O Brasil esteve presente no WEF. Dentre os representantes do governo que participaram de painéis e eventos estão a ministra do Meio Ambiente e Mudança do Clima, Marina Silva, a ministra da Saúde, Nísia Trindade, e o ministro de Minas e Energia, Alexandre Silveira (Minas e Energia).
Marina Silva participou de duas sessões. Na primeira, que contou também com a participação do presidente da Colômbia, Gustavo Petro, além de outros nomes, ela disse que a humanidade precisará decidir pelo fim dos combustíveis fósseis para combater a mudança do clima.
Também citou a promessa do presidente Luiz Inácio Lula da Silva de zerar o desmatamento até 2030 e o compromisso colombiano de não explorar petróleo na Amazônia.
“O Brasil tomou uma decisão corajosa de desmatamento zero. A Colômbia tomou decisão em relação a petróleo zero. Em algum momento nós vamos nos encontrar, a Colômbia vai dizer que é desmatamento zero e a humanidade vai ter que dizer que é petróleo zero.”
A transformação energética brasileira foi tema da outra mesa que teve a presença de Marina Silva, além de Alexandre Silveira e Nísia Trindade. No encontro, a ministra do Meio Ambiente e Mudança Climática comparou a participação brasileira no Fórum Econômico Mundial deste ano com o de 2023, nas primeiras semanas de governo:
“O Brasil voltou e o Brasil se instalou. Às vezes é fácil voltar, mas é difícil se instalar. Conseguimos fazer uma aterrissagem em várias agendas. Neste primeiro ano de governo, podemos ver que a política ambiental de fato está se tornando transversal”, analisou.
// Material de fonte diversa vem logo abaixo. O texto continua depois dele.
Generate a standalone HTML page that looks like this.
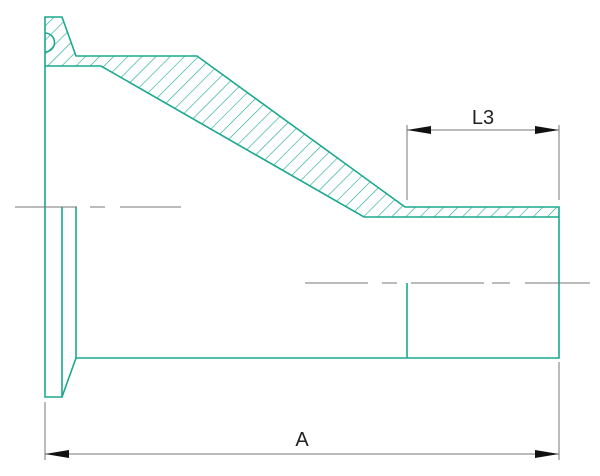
<!DOCTYPE html><html><head><style>body{margin:0;background:#fff}svg{display:block}</style></head><body>
<svg width="600" height="476" viewBox="0 0 600 476" xmlns="http://www.w3.org/2000/svg">
<defs>
<pattern id="h" patternUnits="userSpaceOnUse" width="10" height="10" patternTransform="rotate(45)">
<line x1="0" y1="0" x2="0" y2="10" stroke="#1aa88e" stroke-width="1.2"/>
</pattern>
<clipPath id="c"><path d="M45,17 L62,17 L76,56 L197,56 L405,207 L559,207 L559,217 L364,217 L101,66 L45,66 Z"/></clipPath>
</defs>
<rect x="0" y="0" width="600" height="476" fill="url(#h)" clip-path="url(#c)"/>
<g fill="none" stroke="#1aa88e" stroke-width="1.6">
<path d="M45,17 L62,17 L76,56 L197,56 L405,207 L559,207 L559,358 L76,358 L62,397 L45,397 Z"/>
<path d="M45,66 L101,66 L364,217 L559,217"/>
<path d="M45,33 A9,9 0 0 1 45,52"/>
<line x1="62" y1="207" x2="62" y2="397"/>
<line x1="76" y1="207" x2="76" y2="358"/>
<line x1="407" y1="283" x2="407" y2="358"/>
</g>
<g stroke="#777" stroke-width="1">
<line x1="15" y1="207" x2="77" y2="207"/><line x1="90" y1="207" x2="105" y2="207"/><line x1="120" y1="207" x2="181" y2="207"/>
<line x1="305" y1="283" x2="368" y2="283"/><line x1="382" y1="283" x2="397" y2="283"/><line x1="411" y1="283" x2="484" y2="283"/><line x1="492" y1="283" x2="510" y2="283"/><line x1="525" y1="283" x2="590" y2="283"/>
<line x1="407" y1="125" x2="407" y2="200"/><line x1="559" y1="125" x2="559" y2="200"/>
<line x1="407" y1="130" x2="559" y2="130"/>
<line x1="45" y1="402" x2="45" y2="460"/><line x1="559" y1="362" x2="559" y2="460"/>
<line x1="45" y1="454" x2="559" y2="454"/>
</g>
<g fill="#111">
<path d="M407,130 L431,126 L431,134 Z"/><path d="M559,130 L535,126 L535,134 Z"/>
<path d="M45,454 L69,450 L69,458 Z"/><path d="M559,454 L535,450 L535,458 Z"/>
</g>
<g font-family="Liberation Sans, sans-serif" font-size="20" fill="#222" text-anchor="middle">
<text x="483" y="124">L3</text>
<text x="302" y="446">A</text>
</g>
</svg>
</body></html>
Alexandre Silveira afirmou que a matriz elétrica 88% renovável reforça as condições favoráveis do país para receber novos investimentos. No ano passado, a geração de energia eólica e solar nacional aumentou em 8,4 gigawatts.
“Nós temos superávit de energia limpa e renovável. Temos no Nordeste brasileiro um grande potencial para que indústrias se instalem para poder produzir efetivamente produtos verdes e exportar a sustentabilidade”, indicou.
Ele complementou que os resultados do governo dão “autoridade” para que o Brasil cobre maior compromisso de países industrializados com a transição energética das nações em desenvolvimento. A presidência brasileira do G20, disse ele, é uma oportunidade para garantir maior inclusão social.
Nísia Trindade falou sobre o papel da reindustrialização no Brasil integrada com as necessidades do Sistema Único de Saúde (SUS). “Normalmente, vemos a saúde naqueles aspectos da questão climática, ambiental e social. Mas, é preciso lembrar que ela tem um papel muito forte na transformação para um novo modelo.”
No outro painel do qual participou, a ministra ressaltou que é preciso se antecipar para fortalecer os sistemas de saúde e desenvolver programas de ciência, tecnologia e inovação que favoreçam respostas, especificamente em relação a emergências de doenças de forte determinação social e ambiental.
“Precisamos organizar programas como o que vamos apresentar agora no Brasil, que é um plano de eliminação dessas doenças que têm forte determinação, a exemplo da doença de chagas e hanseníase”, complementou Nísia Trindade.
Ela também aproveitou a oportunidade para conclamar os países a unirem esforços na construção de sistemas de saúde com foco na equidade e que caminhem juntos com outros setores governamentais, com a sociedade civil e o setor privado na elaboração de planos para redução de emissões de carbono, e na implementação de medidas sustentáveis para o setor de saúde.